[START]

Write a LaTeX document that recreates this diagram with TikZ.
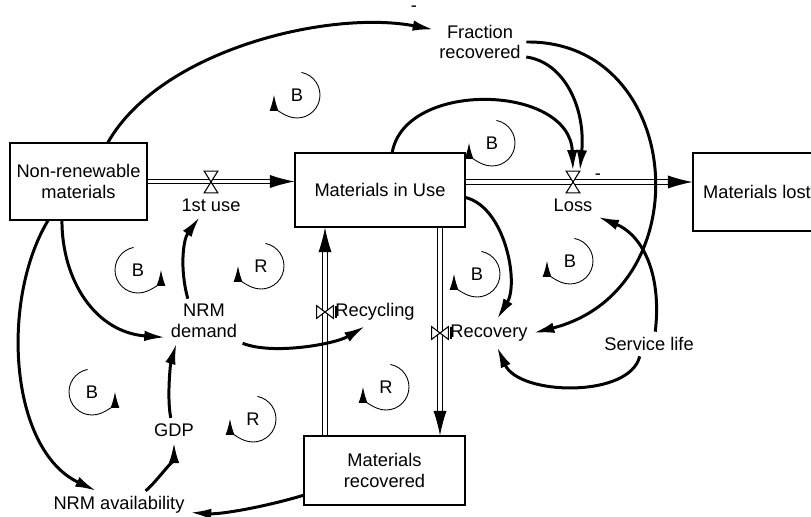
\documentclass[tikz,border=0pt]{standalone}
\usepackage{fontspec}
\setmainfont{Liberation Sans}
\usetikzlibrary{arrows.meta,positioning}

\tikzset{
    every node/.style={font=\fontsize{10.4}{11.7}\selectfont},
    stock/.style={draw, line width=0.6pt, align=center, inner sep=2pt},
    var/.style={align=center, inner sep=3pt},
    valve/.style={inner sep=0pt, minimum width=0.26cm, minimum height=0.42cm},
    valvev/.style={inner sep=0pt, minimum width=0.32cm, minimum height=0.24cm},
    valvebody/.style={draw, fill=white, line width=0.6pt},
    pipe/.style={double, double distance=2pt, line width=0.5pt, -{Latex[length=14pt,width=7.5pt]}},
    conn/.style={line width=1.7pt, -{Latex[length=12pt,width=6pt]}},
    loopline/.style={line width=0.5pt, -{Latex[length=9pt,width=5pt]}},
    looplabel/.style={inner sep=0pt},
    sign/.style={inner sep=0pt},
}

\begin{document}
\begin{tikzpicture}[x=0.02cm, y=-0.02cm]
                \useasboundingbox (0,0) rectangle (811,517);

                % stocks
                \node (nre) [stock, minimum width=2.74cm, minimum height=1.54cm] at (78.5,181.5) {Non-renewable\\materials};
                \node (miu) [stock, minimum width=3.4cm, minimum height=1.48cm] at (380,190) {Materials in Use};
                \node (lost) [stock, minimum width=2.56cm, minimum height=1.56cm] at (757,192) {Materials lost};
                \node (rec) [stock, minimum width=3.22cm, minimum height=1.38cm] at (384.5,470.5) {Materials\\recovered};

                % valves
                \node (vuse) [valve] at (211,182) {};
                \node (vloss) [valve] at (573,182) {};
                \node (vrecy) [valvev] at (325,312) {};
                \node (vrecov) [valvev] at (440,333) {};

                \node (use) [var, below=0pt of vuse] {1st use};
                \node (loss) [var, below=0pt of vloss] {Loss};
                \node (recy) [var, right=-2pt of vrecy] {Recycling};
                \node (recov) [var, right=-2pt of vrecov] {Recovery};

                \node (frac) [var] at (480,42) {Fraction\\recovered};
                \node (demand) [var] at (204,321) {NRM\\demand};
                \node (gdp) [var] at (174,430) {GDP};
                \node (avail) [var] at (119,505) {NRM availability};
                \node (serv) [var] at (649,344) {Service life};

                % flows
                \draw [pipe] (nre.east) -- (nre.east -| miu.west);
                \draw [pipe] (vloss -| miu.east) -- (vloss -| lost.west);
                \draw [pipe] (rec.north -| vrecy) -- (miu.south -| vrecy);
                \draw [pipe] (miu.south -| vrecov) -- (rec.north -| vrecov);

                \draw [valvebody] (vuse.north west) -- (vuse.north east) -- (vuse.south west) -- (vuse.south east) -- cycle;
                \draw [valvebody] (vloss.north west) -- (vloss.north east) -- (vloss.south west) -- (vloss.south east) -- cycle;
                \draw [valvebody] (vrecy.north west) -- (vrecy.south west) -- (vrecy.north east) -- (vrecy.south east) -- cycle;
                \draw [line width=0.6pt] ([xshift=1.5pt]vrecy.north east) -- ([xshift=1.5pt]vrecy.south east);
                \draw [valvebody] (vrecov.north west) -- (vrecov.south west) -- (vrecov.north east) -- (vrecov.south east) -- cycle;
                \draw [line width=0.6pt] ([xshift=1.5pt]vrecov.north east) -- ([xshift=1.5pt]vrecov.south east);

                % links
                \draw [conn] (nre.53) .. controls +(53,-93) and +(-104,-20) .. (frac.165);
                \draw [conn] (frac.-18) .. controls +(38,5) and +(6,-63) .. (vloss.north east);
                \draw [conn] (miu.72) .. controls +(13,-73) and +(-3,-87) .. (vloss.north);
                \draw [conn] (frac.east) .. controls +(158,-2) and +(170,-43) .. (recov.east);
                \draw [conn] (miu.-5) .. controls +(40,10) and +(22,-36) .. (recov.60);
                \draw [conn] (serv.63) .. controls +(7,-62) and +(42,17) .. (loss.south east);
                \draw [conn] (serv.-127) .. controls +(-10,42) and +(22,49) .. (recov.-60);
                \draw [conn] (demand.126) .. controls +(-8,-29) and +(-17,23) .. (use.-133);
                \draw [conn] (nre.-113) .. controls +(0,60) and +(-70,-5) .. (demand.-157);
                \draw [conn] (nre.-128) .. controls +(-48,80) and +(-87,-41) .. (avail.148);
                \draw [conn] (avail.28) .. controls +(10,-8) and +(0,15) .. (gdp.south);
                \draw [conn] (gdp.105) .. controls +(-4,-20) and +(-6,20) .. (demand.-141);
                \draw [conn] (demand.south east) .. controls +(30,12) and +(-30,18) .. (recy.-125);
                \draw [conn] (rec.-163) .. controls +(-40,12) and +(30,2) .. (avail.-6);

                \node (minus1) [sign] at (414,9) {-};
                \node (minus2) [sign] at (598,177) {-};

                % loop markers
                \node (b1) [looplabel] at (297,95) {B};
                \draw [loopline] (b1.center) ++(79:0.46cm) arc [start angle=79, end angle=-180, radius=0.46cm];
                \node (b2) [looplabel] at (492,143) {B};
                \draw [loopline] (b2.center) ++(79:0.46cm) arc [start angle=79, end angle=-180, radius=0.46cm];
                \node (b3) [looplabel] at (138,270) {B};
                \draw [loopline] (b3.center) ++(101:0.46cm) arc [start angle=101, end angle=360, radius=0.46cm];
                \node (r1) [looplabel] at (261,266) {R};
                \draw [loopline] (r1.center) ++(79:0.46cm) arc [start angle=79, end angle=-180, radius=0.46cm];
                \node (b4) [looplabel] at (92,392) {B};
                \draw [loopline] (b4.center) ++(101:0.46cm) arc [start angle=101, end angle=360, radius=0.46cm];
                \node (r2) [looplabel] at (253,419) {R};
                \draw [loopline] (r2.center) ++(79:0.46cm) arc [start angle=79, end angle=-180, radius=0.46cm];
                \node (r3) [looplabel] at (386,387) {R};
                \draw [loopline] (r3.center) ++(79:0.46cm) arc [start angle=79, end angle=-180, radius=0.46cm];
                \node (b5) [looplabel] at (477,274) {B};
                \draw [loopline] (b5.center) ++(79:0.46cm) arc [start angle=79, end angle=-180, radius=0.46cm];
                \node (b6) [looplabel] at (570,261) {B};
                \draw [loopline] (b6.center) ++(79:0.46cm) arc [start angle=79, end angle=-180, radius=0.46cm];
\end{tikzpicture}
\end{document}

[END]

### Set task
Omit the pictures, then quote the rest of the material above exactly.

### Full response
Write a LaTeX document that recreates this diagram with TikZ.
\documentclass[tikz,border=0pt]{standalone}
\usepackage{fontspec}
\setmainfont{Liberation Sans}
\usetikzlibrary{arrows.meta,positioning}

\tikzset{
    every node/.style={font=\fontsize{10.4}{11.7}\selectfont},
    stock/.style={draw, line width=0.6pt, align=center, inner sep=2pt},
    var/.style={align=center, inner sep=3pt},
    valve/.style={inner sep=0pt, minimum width=0.26cm, minimum height=0.42cm},
    valvev/.style={inner sep=0pt, minimum width=0.32cm, minimum height=0.24cm},
    valvebody/.style={draw, fill=white, line width=0.6pt},
    pipe/.style={double, double distance=2pt, line width=0.5pt, -{Latex[length=14pt,width=7.5pt]}},
    conn/.style={line width=1.7pt, -{Latex[length=12pt,width=6pt]}},
    loopline/.style={line width=0.5pt, -{Latex[length=9pt,width=5pt]}},
    looplabel/.style={inner sep=0pt},
    sign/.style={inner sep=0pt},
}

\begin{document}
\begin{tikzpicture}[x=0.02cm, y=-0.02cm]
                \useasboundingbox (0,0) rectangle (811,517);

                % stocks
                \node (nre) [stock, minimum width=2.74cm, minimum height=1.54cm] at (78.5,181.5) {Non-renewable\\materials};
                \node (miu) [stock, minimum width=3.4cm, minimum height=1.48cm] at (380,190) {Materials in Use};
                \node (lost) [stock, minimum width=2.56cm, minimum height=1.56cm] at (757,192) {Materials lost};
                \node (rec) [stock, minimum width=3.22cm, minimum height=1.38cm] at (384.5,470.5) {Materials\\recovered};

                % valves
                \node (vuse) [valve] at (211,182) {};
                \node (vloss) [valve] at (573,182) {};
                \node (vrecy) [valvev] at (325,312) {};
                \node (vrecov) [valvev] at (440,333) {};

                \node (use) [var, below=0pt of vuse] {1st use};
                \node (loss) [var, below=0pt of vloss] {Loss};
                \node (recy) [var, right=-2pt of vrecy] {Recycling};
                \node (recov) [var, right=-2pt of vrecov] {Recovery};

                \node (frac) [var] at (480,42) {Fraction\\recovered};
                \node (demand) [var] at (204,321) {NRM\\demand};
                \node (gdp) [var] at (174,430) {GDP};
                \node (avail) [var] at (119,505) {NRM availability};
                \node (serv) [var] at (649,344) {Service life};

                % flows
                \draw [pipe] (nre.east) -- (nre.east -| miu.west);
                \draw [pipe] (vloss -| miu.east) -- (vloss -| lost.west);
                \draw [pipe] (rec.north -| vrecy) -- (miu.south -| vrecy);
                \draw [pipe] (miu.south -| vrecov) -- (rec.north -| vrecov);

                \draw [valvebody] (vuse.north west) -- (vuse.north east) -- (vuse.south west) -- (vuse.south east) -- cycle;
                \draw [valvebody] (vloss.north west) -- (vloss.north east) -- (vloss.south west) -- (vloss.south east) -- cycle;
                \draw [valvebody] (vrecy.north west) -- (vrecy.south west) -- (vrecy.north east) -- (vrecy.south east) -- cycle;
                \draw [line width=0.6pt] ([xshift=1.5pt]vrecy.north east) -- ([xshift=1.5pt]vrecy.south east);
                \draw [valvebody] (vrecov.north west) -- (vrecov.south west) -- (vrecov.north east) -- (vrecov.south east) -- cycle;
                \draw [line width=0.6pt] ([xshift=1.5pt]vrecov.north east) -- ([xshift=1.5pt]vrecov.south east);

                % links
                \draw [conn] (nre.53) .. controls +(53,-93) and +(-104,-20) .. (frac.165);
                \draw [conn] (frac.-18) .. controls +(38,5) and +(6,-63) .. (vloss.north east);
                \draw [conn] (miu.72) .. controls +(13,-73) and +(-3,-87) .. (vloss.north);
                \draw [conn] (frac.east) .. controls +(158,-2) and +(170,-43) .. (recov.east);
                \draw [conn] (miu.-5) .. controls +(40,10) and +(22,-36) .. (recov.60);
                \draw [conn] (serv.63) .. controls +(7,-62) and +(42,17) .. (loss.south east);
                \draw [conn] (serv.-127) .. controls +(-10,42) and +(22,49) .. (recov.-60);
                \draw [conn] (demand.126) .. controls +(-8,-29) and +(-17,23) .. (use.-133);
                \draw [conn] (nre.-113) .. controls +(0,60) and +(-70,-5) .. (demand.-157);
                \draw [conn] (nre.-128) .. controls +(-48,80) and +(-87,-41) .. (avail.148);
                \draw [conn] (avail.28) .. controls +(10,-8) and +(0,15) .. (gdp.south);
                \draw [conn] (gdp.105) .. controls +(-4,-20) and +(-6,20) .. (demand.-141);
                \draw [conn] (demand.south east) .. controls +(30,12) and +(-30,18) .. (recy.-125);
                \draw [conn] (rec.-163) .. controls +(-40,12) and +(30,2) .. (avail.-6);

                \node (minus1) [sign] at (414,9) {-};
                \node (minus2) [sign] at (598,177) {-};

                % loop markers
                \node (b1) [looplabel] at (297,95) {B};
                \draw [loopline] (b1.center) ++(79:0.46cm) arc [start angle=79, end angle=-180, radius=0.46cm];
                \node (b2) [looplabel] at (492,143) {B};
                \draw [loopline] (b2.center) ++(79:0.46cm) arc [start angle=79, end angle=-180, radius=0.46cm];
                \node (b3) [looplabel] at (138,270) {B};
                \draw [loopline] (b3.center) ++(101:0.46cm) arc [start angle=101, end angle=360, radius=0.46cm];
                \node (r1) [looplabel] at (261,266) {R};
                \draw [loopline] (r1.center) ++(79:0.46cm) arc [start angle=79, end angle=-180, radius=0.46cm];
                \node (b4) [looplabel] at (92,392) {B};
                \draw [loopline] (b4.center) ++(101:0.46cm) arc [start angle=101, end angle=360, radius=0.46cm];
                \node (r2) [looplabel] at (253,419) {R};
                \draw [loopline] (r2.center) ++(79:0.46cm) arc [start angle=79, end angle=-180, radius=0.46cm];
                \node (r3) [looplabel] at (386,387) {R};
                \draw [loopline] (r3.center) ++(79:0.46cm) arc [start angle=79, end angle=-180, radius=0.46cm];
                \node (b5) [looplabel] at (477,274) {B};
                \draw [loopline] (b5.center) ++(79:0.46cm) arc [start angle=79, end angle=-180, radius=0.46cm];
                \node (b6) [looplabel] at (570,261) {B};
                \draw [loopline] (b6.center) ++(79:0.46cm) arc [start angle=79, end angle=-180, radius=0.46cm];
\end{tikzpicture}
\end{document}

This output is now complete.